Kent Pauling, executive vice president/general manager, NIPCO, explained crews turned off power to Hinton Sunday in preparation for the connection of switches from two segments of rebuilt transmission lines.

The connection allows Hinton to receive NIPCO power for its own municipal-operated power plant which "feeds off" the NIPCO line.

"What we were doing in this instance as with the project throughout the designated areas is basically taking out the old and putting in the new," Pauling said.

He added it is part of the major transmission line overhaul responsible for the large assortment of needed replacement supplies presently seen in the contractors' storage area north of the Farmers Cooperative Company, Hinton.

Similar temporary storage areas for the supplies have been located in the Alton and Ireton areas while the line replacement is underway.

Hinton Mayor Gary Fischer said residents welcome NIPCO's efforts to provide still more reliability of its power supply to the local community.

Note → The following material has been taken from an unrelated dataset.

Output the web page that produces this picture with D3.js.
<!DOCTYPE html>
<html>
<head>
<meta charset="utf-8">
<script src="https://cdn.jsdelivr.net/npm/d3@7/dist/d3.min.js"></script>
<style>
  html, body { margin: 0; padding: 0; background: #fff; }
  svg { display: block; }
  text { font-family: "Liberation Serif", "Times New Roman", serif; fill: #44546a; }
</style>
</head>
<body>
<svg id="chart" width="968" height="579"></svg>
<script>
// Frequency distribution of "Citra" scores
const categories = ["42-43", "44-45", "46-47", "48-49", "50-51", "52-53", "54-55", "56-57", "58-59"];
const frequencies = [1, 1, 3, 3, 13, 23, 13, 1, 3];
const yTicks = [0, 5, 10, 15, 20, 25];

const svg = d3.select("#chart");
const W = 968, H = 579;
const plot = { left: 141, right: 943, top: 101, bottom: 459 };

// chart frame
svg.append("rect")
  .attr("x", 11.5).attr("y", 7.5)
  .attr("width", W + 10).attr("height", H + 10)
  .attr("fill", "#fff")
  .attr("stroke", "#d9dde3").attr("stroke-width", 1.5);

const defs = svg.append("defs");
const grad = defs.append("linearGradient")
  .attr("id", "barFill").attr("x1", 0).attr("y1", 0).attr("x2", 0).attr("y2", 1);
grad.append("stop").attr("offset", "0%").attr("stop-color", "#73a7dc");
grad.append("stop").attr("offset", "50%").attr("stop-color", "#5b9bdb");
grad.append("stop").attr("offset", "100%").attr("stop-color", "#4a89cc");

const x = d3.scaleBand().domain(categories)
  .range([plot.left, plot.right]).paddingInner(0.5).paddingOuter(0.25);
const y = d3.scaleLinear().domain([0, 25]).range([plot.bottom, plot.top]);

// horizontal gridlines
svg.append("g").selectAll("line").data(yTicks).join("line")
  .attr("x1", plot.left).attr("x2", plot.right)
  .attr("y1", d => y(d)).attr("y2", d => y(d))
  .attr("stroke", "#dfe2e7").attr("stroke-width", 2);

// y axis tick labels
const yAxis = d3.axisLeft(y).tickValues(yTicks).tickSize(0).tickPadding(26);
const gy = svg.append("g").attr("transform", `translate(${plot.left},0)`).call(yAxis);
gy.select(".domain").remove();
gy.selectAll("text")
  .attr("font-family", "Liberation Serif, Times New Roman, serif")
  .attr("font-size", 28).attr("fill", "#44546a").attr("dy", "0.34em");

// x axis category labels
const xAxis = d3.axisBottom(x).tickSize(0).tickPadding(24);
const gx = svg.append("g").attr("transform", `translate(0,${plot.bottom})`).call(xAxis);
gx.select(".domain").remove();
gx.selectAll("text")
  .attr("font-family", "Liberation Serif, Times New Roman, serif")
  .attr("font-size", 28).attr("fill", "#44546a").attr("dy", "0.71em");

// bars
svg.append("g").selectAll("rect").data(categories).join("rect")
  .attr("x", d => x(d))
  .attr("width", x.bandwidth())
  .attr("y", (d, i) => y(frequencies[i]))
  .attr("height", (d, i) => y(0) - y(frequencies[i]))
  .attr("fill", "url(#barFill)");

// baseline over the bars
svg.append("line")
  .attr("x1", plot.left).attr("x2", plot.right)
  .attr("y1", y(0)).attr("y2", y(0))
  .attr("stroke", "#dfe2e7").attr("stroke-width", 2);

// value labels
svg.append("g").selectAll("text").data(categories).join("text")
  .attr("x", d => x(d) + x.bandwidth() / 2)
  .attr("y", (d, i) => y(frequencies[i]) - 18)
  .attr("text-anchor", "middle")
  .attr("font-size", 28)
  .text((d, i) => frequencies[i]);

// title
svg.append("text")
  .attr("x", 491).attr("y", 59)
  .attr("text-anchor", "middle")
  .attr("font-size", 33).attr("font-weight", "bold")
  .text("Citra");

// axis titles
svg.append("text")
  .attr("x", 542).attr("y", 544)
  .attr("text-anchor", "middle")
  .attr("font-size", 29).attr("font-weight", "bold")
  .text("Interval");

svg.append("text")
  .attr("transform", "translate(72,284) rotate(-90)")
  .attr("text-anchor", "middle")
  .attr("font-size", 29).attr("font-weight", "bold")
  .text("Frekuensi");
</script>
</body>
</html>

Fischer said, "NIPCO has always served us well. We see this project as one assuring us of an even better power supply with reduced chances of losing power should there be unforeseeable bad weather.

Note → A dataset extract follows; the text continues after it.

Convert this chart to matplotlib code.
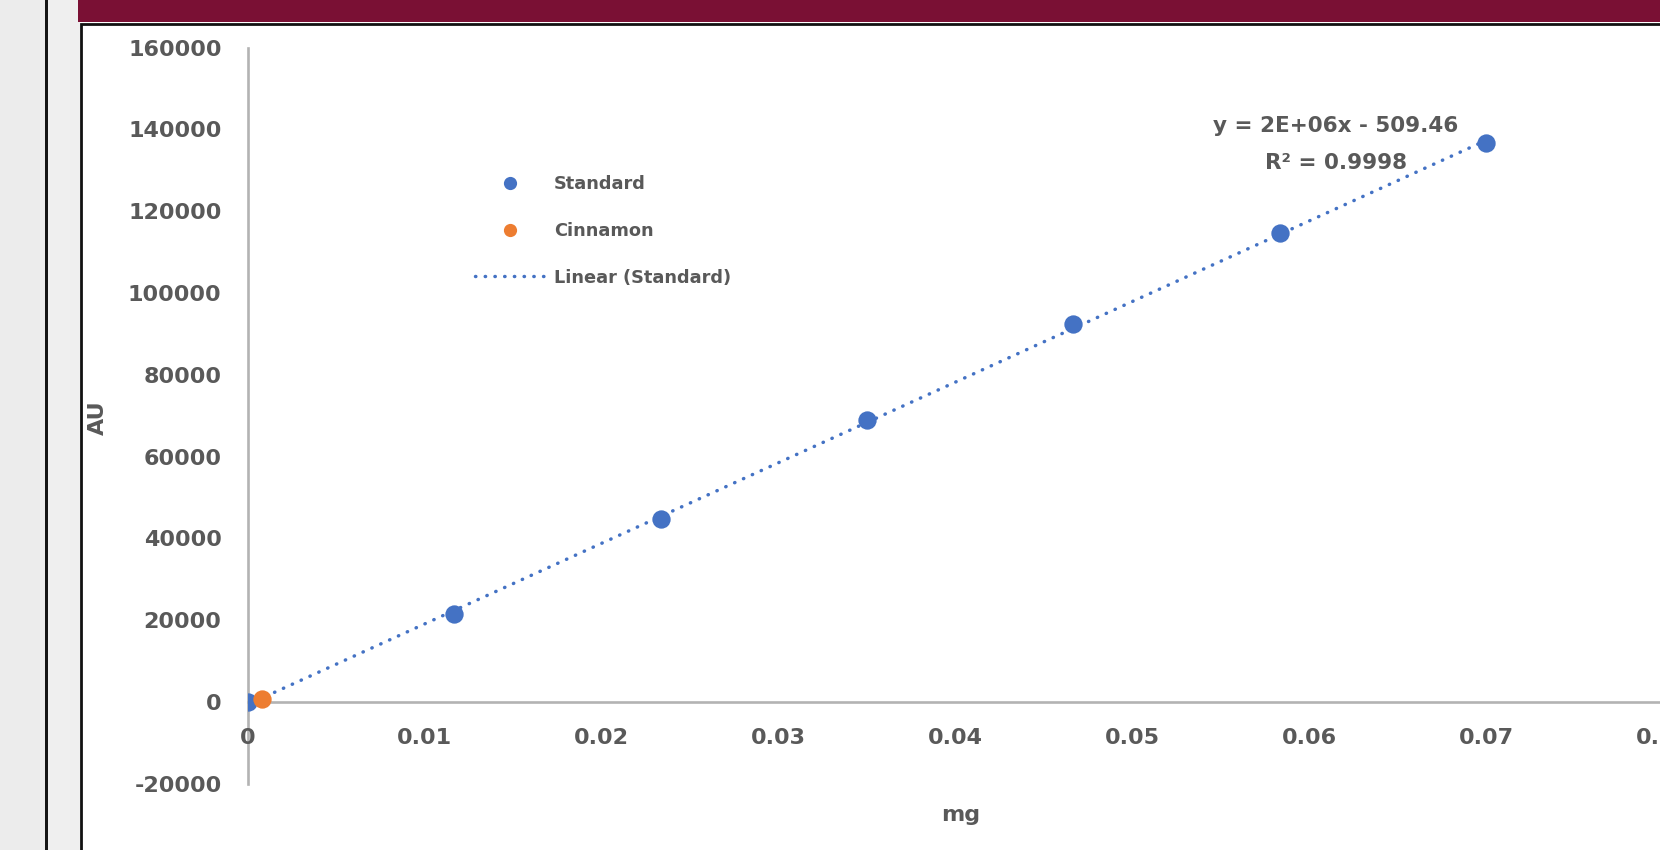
import numpy as np
import matplotlib
matplotlib.use("Agg")
import matplotlib.pyplot as plt
from matplotlib.patches import Rectangle
from matplotlib.lines import Line2D

# Calibration data (mass in mg vs detector response in AU)
standard_mg = [0.0, 0.01167, 0.02333, 0.035, 0.04667, 0.05833, 0.07]
standard_au = [0, 21500, 44700, 68900, 92300, 114600, 136600]
cinnamon_mg = [0.0008]
cinnamon_au = [750]

x_ticks = [0, 0.01, 0.02, 0.03, 0.04, 0.05, 0.06, 0.07, 0.08]
x_tick_labels = ["0", "0.01", "0.02", "0.03", "0.04", "0.05", "0.06", "0.07", "0.08"]
y_ticks = [-20000, 0, 20000, 40000, 60000, 80000, 100000, 120000, 140000, 160000]
y_tick_labels = [str(v) for v in y_ticks]

equation_text = "y = 2E+06x - 509.46\nR\u00b2 = 0.9998"
legend_labels = ["Standard", "Cinnamon", "Linear (Standard)"]

BLUE = "#4472C4"
ORANGE = "#ED7D31"
TEXT = "#595959"
AXIS = "#b3b3b3"
MAROON = "#7a1034"

plt.rcParams["font.family"] = ["DejaVu Sans"]
plt.rcParams["font.weight"] = "bold"

W, H = 1660, 850
fig = plt.figure(figsize=(W / 100, H / 100), dpi=100, facecolor="white")

# Slide backdrop: side strip, banner and the white chart box
bg = fig.add_axes([0, 0, 1, 1], zorder=0)
bg.set_xlim(0, W)
bg.set_ylim(H, 0)
bg.axis("off")
bg.add_patch(Rectangle((0, 0), 46, H, color="#ececec", lw=0))
bg.add_patch(Rectangle((45, 0), 2.5, H, color="#151515", lw=0))
bg.add_patch(Rectangle((47.5, 0), 32, H, color="#efefef", lw=0))
bg.add_patch(Rectangle((78, 0), W - 78, 22, color=MAROON, lw=0))
bg.add_patch(Rectangle((81, 24), W, H, facecolor="white", edgecolor="#111111", lw=2))

# Plot area in pixel terms
x_left_px, x_right_px = 248, 1663
y_top_px, y_bot_px = 47.6, 783.8
ax = fig.add_axes([x_left_px / W, (H - y_bot_px) / H,
                   (x_right_px - x_left_px) / W, (y_bot_px - y_top_px) / H], zorder=1)
ax.set_facecolor("none")
ax.set_xlim(0, 0.08)
ax.set_ylim(-20000, 160000)

for s in ("top", "right"):
    ax.spines[s].set_visible(False)
ax.spines["bottom"].set_position(("data", 0))
for s in ("left", "bottom"):
    ax.spines[s].set_color(AXIS)
    ax.spines[s].set_linewidth(1.9)
    ax.spines[s].set_zorder(0.5)

ax.set_xticks(x_ticks)
ax.set_xticklabels(x_tick_labels)
ax.set_yticks(y_ticks)
ax.set_yticklabels(y_tick_labels)
ax.tick_params(axis="both", length=0, labelsize=16, labelcolor=TEXT, pad=19)
for lab in ax.get_xticklabels() + ax.get_yticklabels():
    lab.set_fontweight("bold")

# Linear trendline fitted to the standards
slope, intercept = np.polyfit(standard_mg, standard_au, 1)
fit_x = np.array([min(standard_mg), max(standard_mg)])
trend, = ax.plot(fit_x, slope * fit_x + intercept, color=BLUE, lw=2.5,
                 linestyle=(0, (0.1, 2.7)), dash_capstyle="round", zorder=2)

ax.plot(standard_mg, standard_au, "o", color=BLUE, markersize=13.2,
        markeredgewidth=0, zorder=3)
ax.plot(cinnamon_mg, cinnamon_au, "o", color=ORANGE, markersize=13.2,
        markeredgewidth=0, zorder=4)

ax.text(0.0615, 136400, equation_text, ha="center", va="center",
        multialignment="center", fontsize=15.5, color=TEXT, fontweight="bold",
        linespacing=2.05)

ax.set_xlabel("mg", fontsize=16, color=TEXT, fontweight="bold")
ax.set_ylabel("AU", fontsize=16, color=TEXT, fontweight="bold")
ax.xaxis.set_label_coords((961 - x_left_px) / (x_right_px - x_left_px),
                          (y_bot_px - 815) / (y_bot_px - y_top_px))
ax.xaxis.label.set_va("center")
ax.yaxis.set_label_coords((98 - x_left_px) / (x_right_px - x_left_px), 0.497)
ax.yaxis.label.set_va("center")

handles = [
    Line2D([], [], marker="o", linestyle="none", color=BLUE, markersize=9.5, markeredgewidth=0),
    Line2D([], [], marker="o", linestyle="none", color=ORANGE, markersize=9.5, markeredgewidth=0),
    Line2D([], [], color=BLUE, lw=2.5, linestyle=(0, (0.1, 2.7)), dash_capstyle="round"),
]
leg = fig.legend(handles, legend_labels, loc="upper left",
                 bbox_to_anchor=(475 / W, 1 - 175 / H), bbox_transform=fig.transFigure,
                 frameon=False, borderpad=0, borderaxespad=0,
                 handlelength=3.9, handletextpad=0.55, labelspacing=1.62,
                 prop={"size": 12.8, "weight": "bold"})
for t in leg.get_texts():
    t.set_color(TEXT)

fig.savefig("out.png", dpi=100, facecolor="white")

"It's a matter for everyone of wanting to make sure the lights stay on. I see it as reliability and being able to weather a storm before it happens."

Pauling said the overall $27 million northwest Iowa project is scheduled for completion in March 2014.

It was initially made possible as result of Federal Emergency Management Agency (FEMA) funding of $24 million through federal and state allocations.

Pauling said those dollars were included in FEMA monies designated to the state in the wake of Iowa's three 2008 natural disasters -- Little Sioux and Parkersburg tornados and Cedar Rapids floods.

Pauling said the funding has allowed NIPCO "to accelerate" line upgrading.

That includes installation of stronger poles, shortened line spans to alleviate ice problems, bigger conductors and additional "looped lines" in event of power disruption from one side or another of a line, Pauling said.

He said the upgrade has been needed for some time.

Pauling added that included among replacement poles is the pole first placed east of Hinton in 1953 during a special project placement ceremony.

A short length of the pole as well as its initial installation tag is now in NIPCO's storage to be used as a future historical display.

Coinciding with NIPCO's line project is a corresponding but separate FEMA funded distribution upgrade by NIPCO's retail company, Northwest REC.

"We're doing all we can to coordinate this work successfully with our own transmission upgrade," Pauling said.

Like Fischer, Pauling said the added reliability of the current projects offers a caveat, however.

"What we've done and are doing will hopefully mean the dangers of possible future extensive wind and ice damage to the systems can be reduced," Pauling said.

Pauling said it's still important to remember there's nothing to be done when Mother Nature decides to take out lines.

"We have, however, looked for what we can do for the best cost-economics and cost-benefit possible for our project," he said.

For the benefit of those interested in cost comparisons Pauling pointed out the difference between today's $27 million project and the one done in 1953.

The initial per-mile cost of line installation in 1953, according to NIPCO archives, was $5,000 for a total project cost of $755,000 -- "not anywhere close" to today, Pauling said.